食品ロスの削減につなげようと、福井県小浜市総合卸売市場が規格外の野菜や、賞味期限が迫った食材を格安で販売するプロジェクトを進めている。市場で一般消費者向けの販売イベントを月2回程度開き、市場の活性化だけでなく地域住民にも食品ロス問題を考えてもらうのが狙い。来年度からの本格開始を目指す。
食品ロスは、野菜や果物の形や大きさがふぞろい、賞味期限が近いといった理由で廃棄されて生じる。市総合卸売市場では1日当たり5~10キロほどが捨てられ、卸売業者が食材としての活用策を模索していた。

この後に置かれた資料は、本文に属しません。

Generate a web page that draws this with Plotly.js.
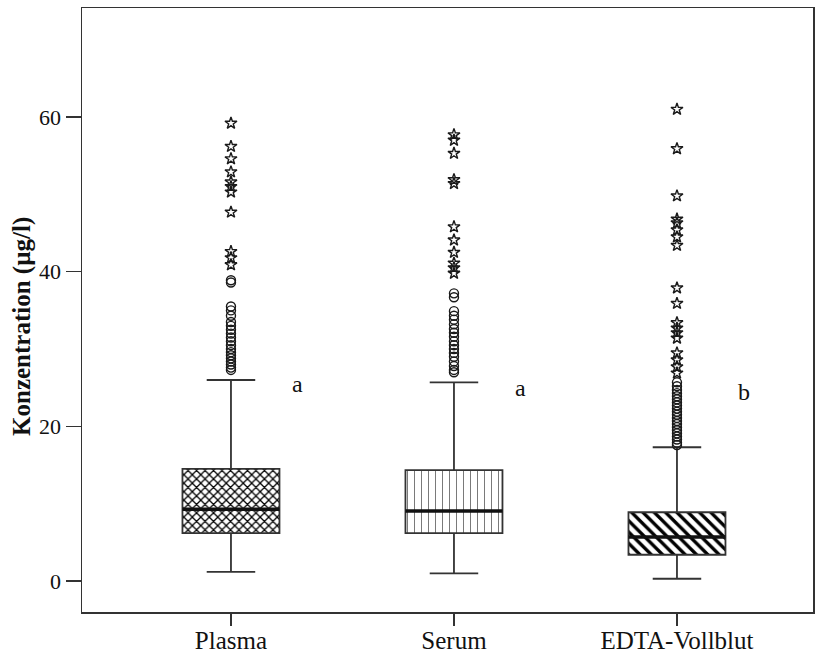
<!DOCTYPE html>
<html>
<head>
<meta charset="utf-8">
<script src="https://cdn.plot.ly/plotly-3.0.1.min.js"></script>
<style>html,body{margin:0;padding:0;background:#fff;}#chart{width:815px;height:659px;}</style>
</head>
<body>
<div id="chart"></div>
<script>
// ---- data ----
const categories = ["Plasma", "Serum", "EDTA-Vollblut"];
const q1 = [6.2, 6.2, 3.4];
const medians = [9.3, 9.05, 5.7];
const q3 = [14.5, 14.35, 8.9];
const lowerWhisker = [1.2, 1.0, 0.3];
const upperWhisker = [26.0, 25.7, 17.3];
const groupLetters = ["a", "a", "b"];
const letterHeights = [25.5, 25.0, 24.4];
const yTitle = "Konzentration (µg/l)";

// outliers (circles) and extreme values (stars)
const plasmaCircles = [38.9, 38.6, 35.5, 35.0, 34.3, 33.5, 33.0, 32.5, 32.0, 31.5, 31.0, 30.5, 30.0, 29.6, 29.2, 28.8, 28.4, 28.0, 27.6, 27.3];
const plasmaStars = [59.2, 56.2, 54.6, 52.9, 51.6, 51.0, 50.3, 47.7, 42.6, 41.8, 40.9];
const serumCircles = [37.2, 36.7, 34.9, 34.3, 33.8, 33.2, 32.6, 32.1, 31.6, 31.0, 30.5, 30.0, 29.5, 29.0, 28.4, 27.8, 27.3, 27.0];
const serumStars = [57.7, 57.0, 55.3, 51.9, 51.4, 45.8, 44.1, 42.5, 41.1, 40.5, 39.8];
const edtaCircles = [25.7, 25.2, 24.7, 24.3, 23.9, 23.5, 23.1, 22.7, 22.3, 21.9, 21.5, 21.1, 20.7, 20.3, 19.9, 19.5, 19.1, 18.7, 18.3, 17.9, 17.6];
const edtaStars = [61.0, 55.9, 49.8, 46.8, 46.3, 45.4, 44.5, 43.4, 37.9, 35.9, 33.4, 32.7, 32.1, 31.4, 29.5, 28.6, 27.7, 26.9];

// ---- drawing ----
const pos = categories.map((c, i) => i);
const boxW = 0.435;
const ink = '#1a1a1a';
const serif = 'Liberation Serif, Times New Roman, serif';

const bars = {
  type: 'bar', x: pos, base: q1, y: q3.map((v, i) => v - q1[i]), width: boxW,
  marker: {
    color: '#ffffff',
    line: {width: 0},
    pattern: {shape: ['x', '|', '\\'], fgcolor: ['#000', '#777', '#000'], fgopacity: 1, bgcolor: '#ffffff',
              size: [6, 7, 8], solidity: [0.38, 0.14, 0.42], fillmode: 'overlay'}
  },
  hoverinfo: 'skip', showlegend: false
};

const boxes = {
  type: 'box', x: pos, q1: q1, median: medians, q3: q3,
  lowerfence: lowerWhisker, upperfence: upperWhisker,
  width: boxW, whiskerwidth: 0.5, boxpoints: false,
  fillcolor: 'rgba(0,0,0,0)', line: {color: '#333', width: 1.8},
  showlegend: false
};

const mx = [], my = [];
medians.forEach((m, i) => { mx.push(i - boxW / 2, i + boxW / 2, null); my.push(m, m, null); });
const medianLines = {type: 'scatter', mode: 'lines', x: mx, y: my, line: {color: '#111', width: 3.5}, showlegend: false, hoverinfo: 'skip'};

function pts(vals, i, symbol, size) {
  return {type: 'scatter', mode: 'markers', x: vals.map(() => i), y: vals,
    marker: {symbol: symbol, size: size, color: ink, line: {color: ink, width: 1.4}}, showlegend: false};
}

const traces = [bars, boxes, medianLines,
  pts(plasmaCircles, 0, 'circle-open', 9), pts(plasmaStars, 0, 'star-open', 9),
  pts(serumCircles, 1, 'circle-open', 9), pts(serumStars, 1, 'star-open', 9),
  pts(edtaCircles, 2, 'circle-open', 9), pts(edtaStars, 2, 'star-open', 9)];

const annotations = groupLetters.map((t, i) => ({
  x: i + 0.30, y: letterHeights[i], xref: 'x', yref: 'y', text: t, showarrow: false,
  font: {family: serif, size: 24, color: '#111'}
}));
annotations.push({
  xref: 'paper', yref: 'paper', x: -0.082, y: 0.472, xanchor: 'center', yanchor: 'middle',
  text: '<b>' + yTitle + '</b>',
  textangle: -90, showarrow: false, font: {family: serif, size: 25, color: '#111'}
});

const layout = {
  width: 815, height: 659,
  margin: {l: 82, r: 2, t: 8, b: 47},
  paper_bgcolor: '#fff', plot_bgcolor: '#fff',
  font: {family: serif, color: '#111'},
  xaxis: {range: [-0.668, 2.61], tickvals: pos, ticktext: categories,
    showline: true, mirror: true, linecolor: '#333', linewidth: 1.5,
    ticks: 'outside', ticklen: 12, tickcolor: '#333', tickwidth: 1.5,
    ticklabelstandoff: -7,
    showgrid: false, zeroline: false, tickfont: {size: 25}},
  yaxis: {range: [-4.0, 74.1], tickvals: [0, 20, 40, 60],
    showline: true, mirror: true, linecolor: '#333', linewidth: 1.5,
    ticks: 'outside', ticklen: 15, tickcolor: '#333', tickwidth: 1.5,
    showgrid: false, zeroline: false, tickfont: {size: 22}},
  annotations: annotations,
  bargap: 0
};

Plotly.newPlot('chart', traces, layout, {displayModeBar: false, staticPlot: true});
</script>
</body>
</html>
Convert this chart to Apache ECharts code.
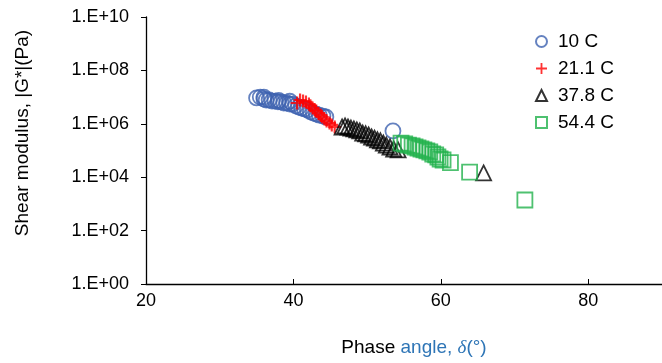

販売イベントでは、ホウレンソウやサツマイモ、ミカンなど多様な品目をそろえ、定価の5~9割引きでの販売や詰め放題などを検討している。年度内に数回試験販売し、取り扱う品目の種類や数、来客数などを調査した上で本格販売に移行する。実現すれば嶺南地域では敦賀市公設地方卸売市場に続き2例目となる。
26日には初回の試験販売が行われ、地元住民や観光客約300人が訪れ、段ボールやコンテナに詰められた約50品目の野菜や果物を品定めしていた。家族で訪れた井上さんは「賞味期限が近くてもすぐに使う食材なのでお買い得。廃棄食材はあまり販売していないので、今後も続けてほしい」と話していた。
小浜市総合卸売市場の市場長は「今後は地域住民にさらに利用してもらえるよう広報など工夫が必要。フードロスの削減に向けた取り組みを進めていきたい」としている。